Detour Pattern Design

This is how the pattern works. Each of the drops can be moved around to change the overall design.

Detour’s Pattern Repeat Revolution

The pattern repeat of Detour works by using a series of vertical, equally-spaced, cross-over points. The paths are always smoothed to horizontal when they cross these points. Rather like a series of points on a complicated railway line.

Using this system every drop of wallpaper can change how the overall pattern looks by moving it up or down to whichever cross-over point is chosen – see visual.

Detour Pattern Design

Detour evolved from my Ribbons Pattern Design. Instead of paths of varying thickness, Detour is bolder by having all the paths the same thickness.

Inspired by Scalextric And Keith Haring

The racing track of Scalextric was an influence in this design. For Detour I felt the design could be simpler with the paths crossing over anywhere. The most time-consuming part was adjusting the design so that the paths and crossovers were evenly spaced. The more I look at it the more I found awkward areas that needed to be reworked.

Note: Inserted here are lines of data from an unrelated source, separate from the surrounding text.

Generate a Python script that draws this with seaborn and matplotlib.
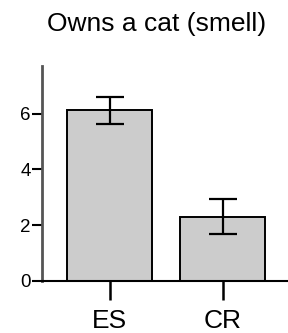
import pandas as pd
import numpy as np
import matplotlib
matplotlib.use('Agg')
import matplotlib.pyplot as plt
import seaborn as sns

# Values
groups = ['ES', 'CR']
means = [6.12, 2.30]
errors = [0.49, 0.62]

df = pd.DataFrame({'group': groups, 'mean': means, 'err': errors})

sns.set_style('ticks')
plt.rcParams['font.family'] = ['Liberation Sans', 'DejaVu Sans']
plt.rcParams['text.color'] = 'black'
plt.rcParams['xtick.labelcolor'] = 'black'
plt.rcParams['ytick.labelcolor'] = 'black'

fig = plt.figure(figsize=(2.88, 3.33), dpi=100)
ax = fig.add_axes([0.145, 0.157, 0.855, 0.645])

sns.barplot(data=df, x='group', y='mean', color='#cccccc', saturation=1,
            width=0.75, edgecolor='black', linewidth=1.4, errorbar=None, ax=ax)

# Error bars on top of the bars
ax.errorbar(x=np.arange(len(df)), y=df['mean'], yerr=df['err'], fmt='none',
            ecolor='black', elinewidth=1.6, capsize=10, capthick=1.6, zorder=5)

ax.set_xlim(-0.6, 1.575)
ax.set_ylim(0, 7.72)
ax.set_yticks([0, 2, 4, 6])
ax.set_xlabel('')
ax.set_ylabel('')
ax.set_title('Owns a cat (smell)', fontsize=19, pad=25, x=0.467, color='black')

sns.despine(ax=ax)
ax.spines['left'].set_color('#555555')
ax.spines['left'].set_linewidth(2)
ax.spines['bottom'].set_color('black')
ax.spines['bottom'].set_linewidth(1.5)

ax.tick_params(axis='y', length=7, width=1.5, color='black', labelsize=13.5, pad=1)
ax.tick_params(axis='x', length=13.5, width=1.8, color='black', labelsize=19, pad=7)

fig.savefig('out.png', dpi=100)
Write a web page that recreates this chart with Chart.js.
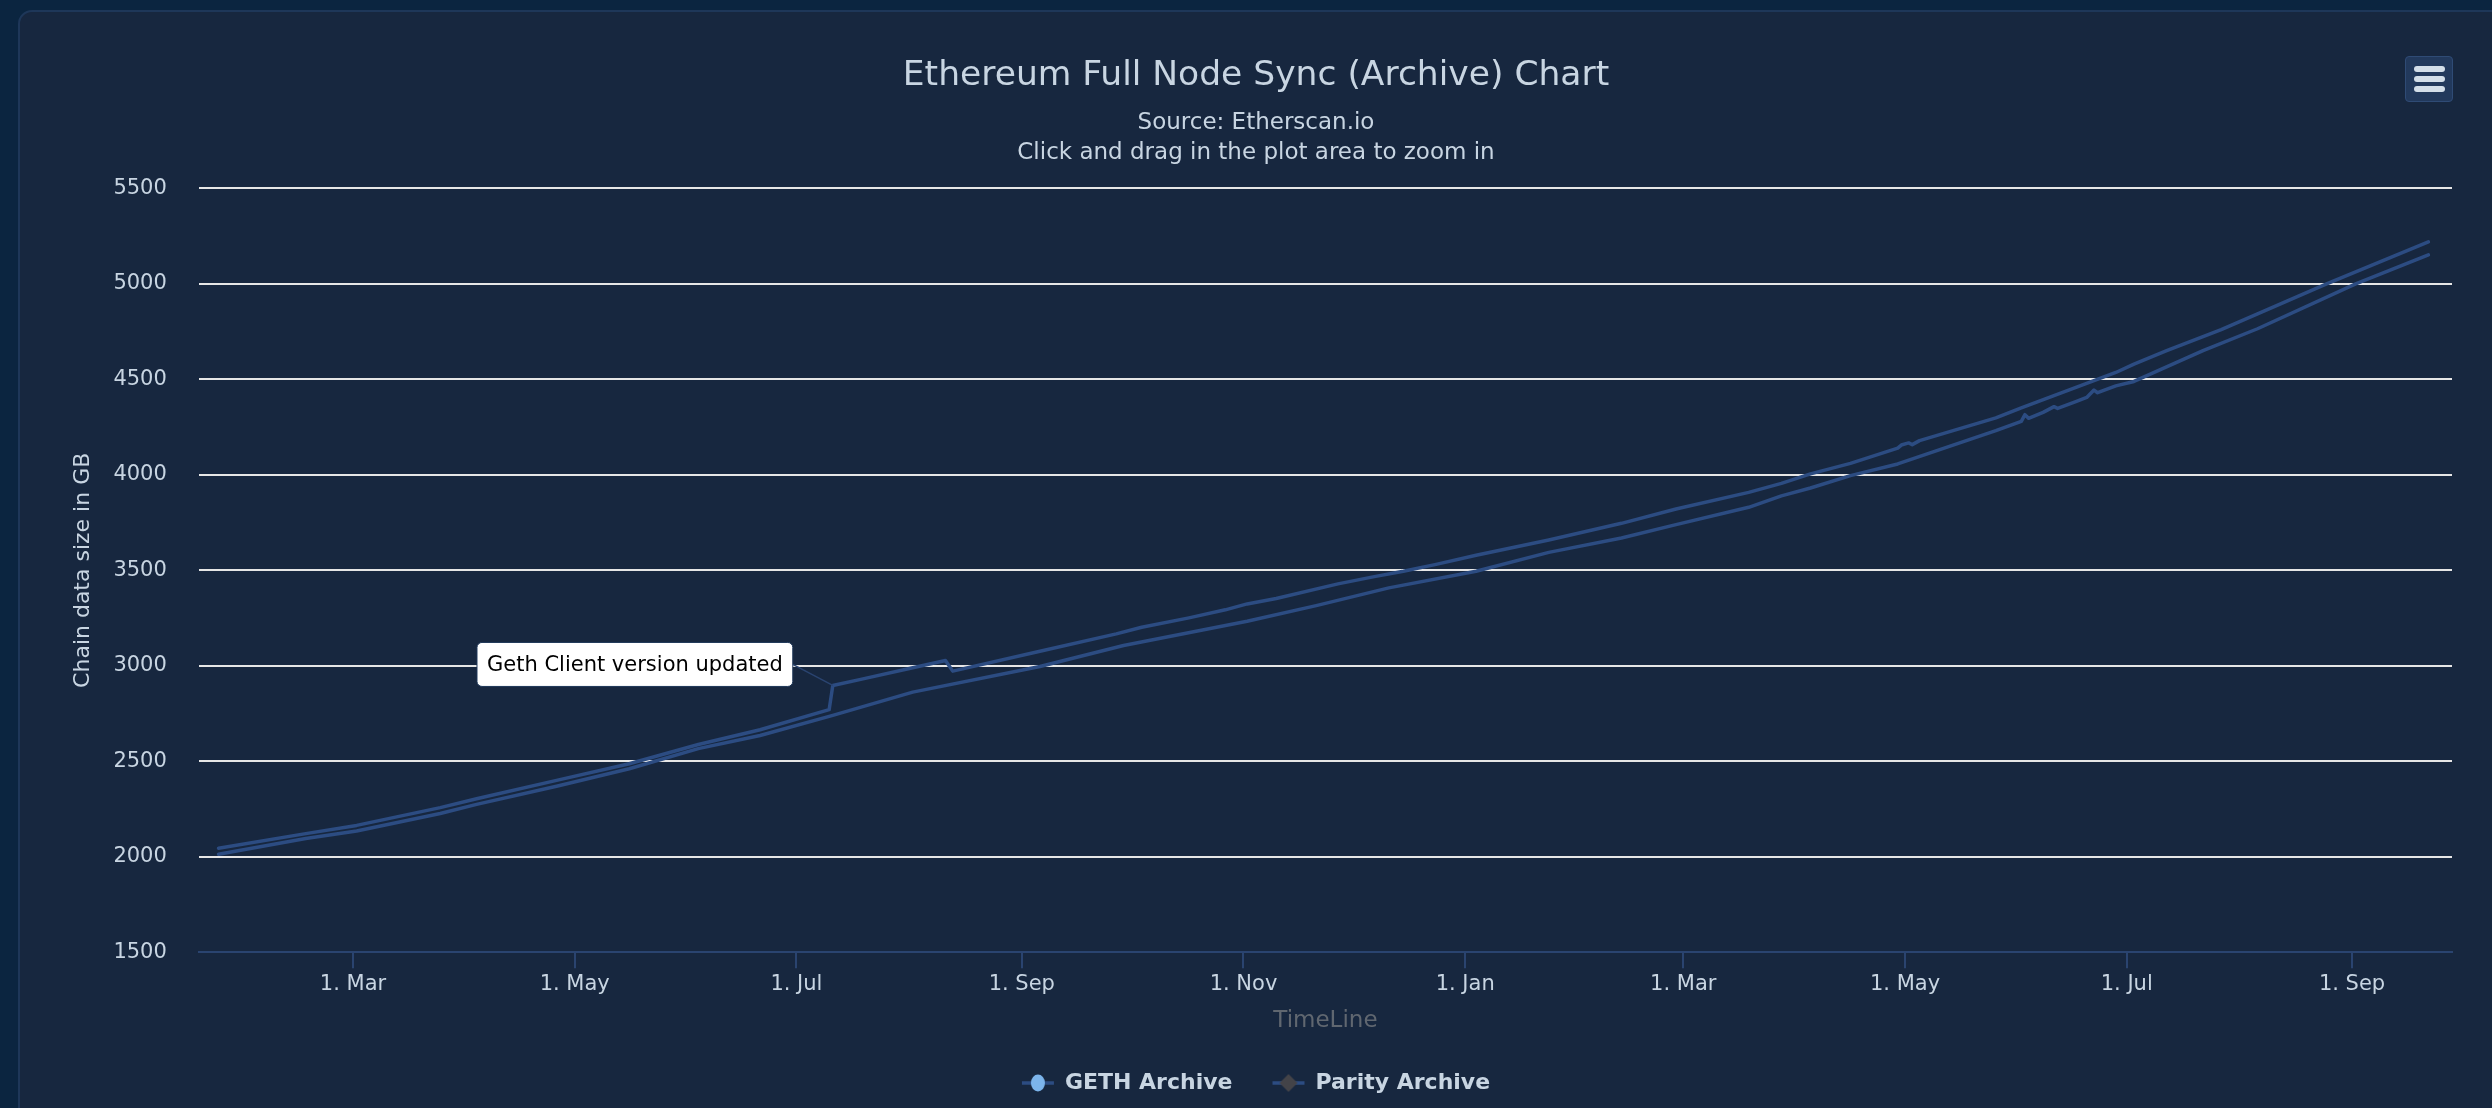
<!DOCTYPE html>
<html><head><meta charset="utf-8">
<script src="https://cdn.jsdelivr.net/npm/chart.js@4.4.1/dist/chart.umd.min.js"></script>
<style>
html,body{margin:0;padding:0;width:2492px;height:1108px;overflow:hidden;background:#0b2540;}
#card{position:absolute;left:18px;top:10px;width:2500px;height:1130px;background:#17273f;border:2px solid #1e3759;border-radius:14px;box-sizing:border-box;}
#wrap{position:absolute;left:0;top:0;width:2492px;height:1108px;}
#menu{position:absolute;left:2405px;top:56px;width:48px;height:46px;box-sizing:border-box;background:#22395c;border:1px solid #2f4b75;border-radius:4px;}
#menu span{position:absolute;left:8px;width:31px;height:6px;border-radius:3px;background:#d3dee9;}
</style></head>
<body>
<div id="card"></div>
<div id="wrap"><canvas id="c"></canvas></div>
<div id="menu"><span style="top:9px"></span><span style="top:19px"></span><span style="top:29px"></span></div>
<script>
// ---------- data ----------
const TITLE = 'Ethereum Full Node Sync (Archive) Chart';
const SUBTITLE = ['Source: Etherscan.io', 'Click and drag in the plot area to zoom in'];
const Y_TITLE = 'Chain data size in GB';
const X_TITLE = 'TimeLine';
const SERIES_NAMES = ['GETH Archive', 'Parity Archive'];
const MONTHS = ['Jan','Feb','Mar','Apr','May','Jun','Jul','Aug','Sep','Oct','Nov','Dec'];
const TICK_DATES = ['2019-03-01','2019-05-01','2019-07-01','2019-09-01','2019-11-01','2020-01-01','2020-03-01','2020-05-01','2020-07-01','2020-09-01'];
const X_MIN = '2019-01-17T14:00:00Z';
const X_MAX = '2020-09-28T12:00:00Z';
const Y_MIN = 1500, Y_MAX = 5500, Y_STEP = 500;

const GETH_DATES = ['2019-01-23','2019-02-16','2019-03-02','2019-03-25','2019-04-04','2019-04-26','2019-05-16','2019-06-04','2019-06-21','2019-07-10','2019-07-11','2019-07-19','2019-08-02','2019-08-11','2019-08-13','2019-09-06','2019-09-27','2019-10-04','2019-10-17','2019-10-27','2019-11-02','2019-11-10','2019-11-27','2019-12-07','2019-12-15','2019-12-24','2020-01-04','2020-01-24','2020-02-13','2020-02-28','2020-03-19','2020-03-28','2020-04-05','2020-04-16','2020-04-29','2020-04-30','2020-05-02','2020-05-03','2020-05-05','2020-05-26','2020-06-02','2020-06-22','2020-06-28','2020-07-03','2020-07-12','2020-07-27','2020-08-06','2020-08-25','2020-09-22'];
const GETH_SIZES = [2044,2121,2164,2257,2304,2400,2487,2588,2665,2770,2897,2930,2990,3028,2972,3076,3167,3202,3251,3293,3324,3352,3429,3467,3495,3531,3579,3659,3746,3821,3908,3955,4005,4060,4140,4156,4167,4158,4179,4298,4350,4493,4536,4580,4650,4760,4843,5000,5220];

const PARITY_DATES = ['2019-01-23','2019-02-16','2019-03-02','2019-03-25','2019-04-04','2019-04-26','2019-05-16','2019-06-04','2019-06-21','2019-07-11','2019-08-02','2019-09-06','2019-09-29','2019-11-02','2019-11-21','2019-12-11','2020-01-04','2020-01-24','2020-02-13','2020-02-28','2020-03-19','2020-03-28','2020-04-05','2020-04-16','2020-04-29','2020-05-26','2020-06-02','2020-06-03','2020-06-04','2020-06-08','2020-06-11','2020-06-12','2020-06-17','2020-06-20','2020-06-22','2020-06-23','2020-06-28','2020-07-03','2020-07-22','2020-08-06','2020-09-02','2020-09-22'];
const PARITY_SIZES = [2013,2095,2135,2226,2274,2369,2461,2566,2635,2740,2862,2996,3106,3233,3315,3408,3495,3594,3669,3739,3830,3890,3931,3996,4057,4231,4280,4315,4296,4327,4357,4348,4383,4405,4444,4430,4466,4489,4650,4765,5000,5152];

const NOTE_DATE = '2019-07-11';
const NOTE_TEXT = 'Geth Client version updated';

// ---------- styles ----------
const FONT = '"DejaVu Sans", sans-serif';
const TEXT_COLOR = '#c8d5e2';
const LINE_COLOR = '#2c4c82';
const AXIS_COLOR = '#2a4470';
const GRID_COLOR = '#e6e6e6';
const MARKER_COLORS = ['#7cb5ec', '#434348'];

Chart.defaults.font.family = FONT;

const toTs = s => Date.parse(s.length === 10 ? s + 'T00:00:00Z' : s);
const gethData = GETH_DATES.map((d, i) => ({x: toTs(d), y: GETH_SIZES[i]}));
const parityData = PARITY_DATES.map((d, i) => ({x: toTs(d), y: PARITY_SIZES[i]}));

function legendSymbol(kind, color) {
  const c = document.createElement('canvas');
  c.width = 34; c.height = 20;
  const g = c.getContext('2d');
  g.strokeStyle = LINE_COLOR; g.lineWidth = 3.5;
  g.beginPath(); g.moveTo(1, 10); g.lineTo(33, 10); g.stroke();
  g.fillStyle = color;
  g.beginPath();
  if (kind === 'circle') { g.ellipse(17, 10, 7, 8.5, 0, 0, Math.PI * 2); }
  else { g.moveTo(17, 1); g.lineTo(26, 10); g.lineTo(17, 19); g.lineTo(8, 10); g.closePath(); }
  g.fill();
  return c;
}
const SYMBOLS = [legendSymbol('circle', MARKER_COLORS[0]), legendSymbol('diamond', MARKER_COLORS[1])];

const notePlugin = {
  id: 'gethNote',
  afterDatasetsDraw(chart) {
    const meta = chart.getDatasetMeta(0);
    const pt = meta.data[GETH_DATES.indexOf(NOTE_DATE)];
    if (!pt) return;
    const ctx = chart.ctx;
    ctx.save();
    ctx.font = '21px ' + FONT;
    const tw = ctx.measureText(NOTE_TEXT).width;
    const bw = tw + 20, bh = 44;
    const bx = pt.x - 40 - bw, by = pt.y - 21 - bh / 2;
    ctx.strokeStyle = AXIS_COLOR; ctx.lineWidth = 1.5;
    ctx.beginPath(); ctx.moveTo(bx + bw, by + bh / 2); ctx.lineTo(pt.x, pt.y); ctx.stroke();
    ctx.beginPath(); ctx.roundRect(bx, by, bw, bh, 5);
    ctx.fillStyle = '#ffffff'; ctx.fill();
    ctx.strokeStyle = '#1d3658'; ctx.lineWidth = 1; ctx.stroke();
    ctx.fillStyle = '#000000'; ctx.textBaseline = 'middle'; ctx.textAlign = 'left';
    ctx.fillText(NOTE_TEXT, bx + 10, by + bh / 2 + 1);
    ctx.restore();
  }
};

new Chart(document.getElementById('c'), {
  type: 'line',
  data: {
    datasets: [
      {label: SERIES_NAMES[0], data: gethData, borderColor: LINE_COLOR, backgroundColor: MARKER_COLORS[0], borderWidth: 3.5, pointRadius: 0, tension: 0, fill: false, borderJoinStyle: 'round', borderCapStyle: 'round'},
      {label: SERIES_NAMES[1], data: parityData, borderColor: LINE_COLOR, backgroundColor: MARKER_COLORS[1], borderWidth: 3.5, pointRadius: 0, tension: 0, fill: false, borderJoinStyle: 'round', borderCapStyle: 'round'}
    ]
  },
  options: {
    responsive: true, maintainAspectRatio: false, animation: false, devicePixelRatio: 1,
    events: [],
    layout: {padding: {top: 0, left: 60, right: 40, bottom: 4}},
    plugins: {
      title: {display: true, text: TITLE, color: TEXT_COLOR, font: {size: 34.5, weight: 'normal', lineHeight: 1.2}, padding: {top: 55, bottom: 8}},
      subtitle: {display: true, text: SUBTITLE, color: TEXT_COLOR, font: {size: 23, weight: 'normal', lineHeight: 30 / 23}, padding: {top: 4, bottom: 20}},
      legend: {
        position: 'bottom',
        labels: {
          usePointStyle: true, pointStyleWidth: 32, padding: 40, color: TEXT_COLOR,
          font: {size: 22, weight: 'bold'},
          generateLabels: chart => chart.data.datasets.map((ds, i) => ({
            text: ds.label, datasetIndex: i, hidden: false, pointStyle: SYMBOLS[i],
            fillStyle: MARKER_COLORS[i], strokeStyle: LINE_COLOR, lineWidth: 0, fontColor: TEXT_COLOR
          }))
        }
      },
      tooltip: {enabled: false}
    },
    scales: {
      x: {
        type: 'linear', min: toTs(X_MIN), max: toTs(X_MAX),
        afterBuildTicks: scale => { scale.ticks = TICK_DATES.map(d => ({value: toTs(d)})); },
        ticks: {autoSkip: false, maxRotation: 0, padding: 4, color: TEXT_COLOR, font: {size: 21},
          callback: v => { const d = new Date(v); return d.getUTCDate() + '. ' + MONTHS[d.getUTCMonth()]; }},
        grid: {drawOnChartArea: false, drawTicks: true, tickLength: 16, color: AXIS_COLOR, lineWidth: 2},
        border: {display: true, color: AXIS_COLOR, width: 2},
        title: {display: true, text: X_TITLE, color: '#606770', font: {size: 23}, padding: {top: 6, bottom: -3}}
      },
      y: {
        min: Y_MIN, max: Y_MAX,
        ticks: {stepSize: Y_STEP, padding: 0, color: TEXT_COLOR, font: {size: 21}, callback: v => String(v)},
        grid: {color: c => (c.tick && c.tick.value === Y_MIN) ? 'rgba(0,0,0,0)' : GRID_COLOR, lineWidth: 2, drawTicks: true, tickLength: 32, tickColor: 'rgba(0,0,0,0)'},
        border: {display: false},
        title: {display: true, text: Y_TITLE, color: TEXT_COLOR, font: {size: 22}, padding: {top: 10, bottom: 17}}
      }
    }
  },
  plugins: [notePlugin]
});
</script>
</body></html>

Keith Haring would have been my age now, had he not died of AIDS in 1990. He was a prolific artist with a distinctive keyline style of painting murals. He used the blacked-out advertising spaces on the New York subway to create ad-hoc artworks. I was reminded of his talents in a recent BBC documentary about his tragically short life. His ultra fast keyline work was another influence in the making of Detour.

Colour Combinations

For my pattern designs I use a catalogue of numbered, standard colours. There are currently 39x colours in my swatch library for me to choose from. For example – 0 is white and 33 is black. I have selected a colour for the paths themselves and a second colour for the background. This totals 39 x 39 totalling 1,521 different combinations – less 39 for those where the paths are the same colour as the background which comes to a total of 1,482 possible colour combinations.

Using Only One Colour

Working through each of the combinations I found that using white for the paths and just the background colour works very well too. So the pattern would work for companies such as Farrow and Ball who print their wallpapers using white onto a range of their paint colours. 

Creating a Numbering System

With so many combinations it was vital to have a strict numbering system. I have used the code of the ribbon swatch followed by the colour code of the background, so for instance 31-4 has blue paths on a teal coloured background.

Placing The Pattern In A Location

To give context I combined a selection of finished designs with a straight-on shot of the chair used in my design for Mid Century Modern Chairs. Adding a fake carpet and simple skirting board. For every image I altered the colour of the real chair to complement the surface wallpaper. For each design I also created a simple version that was just the pattern, to show how the design could be used for fabric, wrapping paper, and other surfaces. 

Large-Scale Surface Pattern Design

I think the flexibility of this pattern would make it ideal for extra-large surface areas, such as airport lounges or office receptions. It would also be stunning when etched into glass. The design is vector-based so can scale to any size with no loss in quality.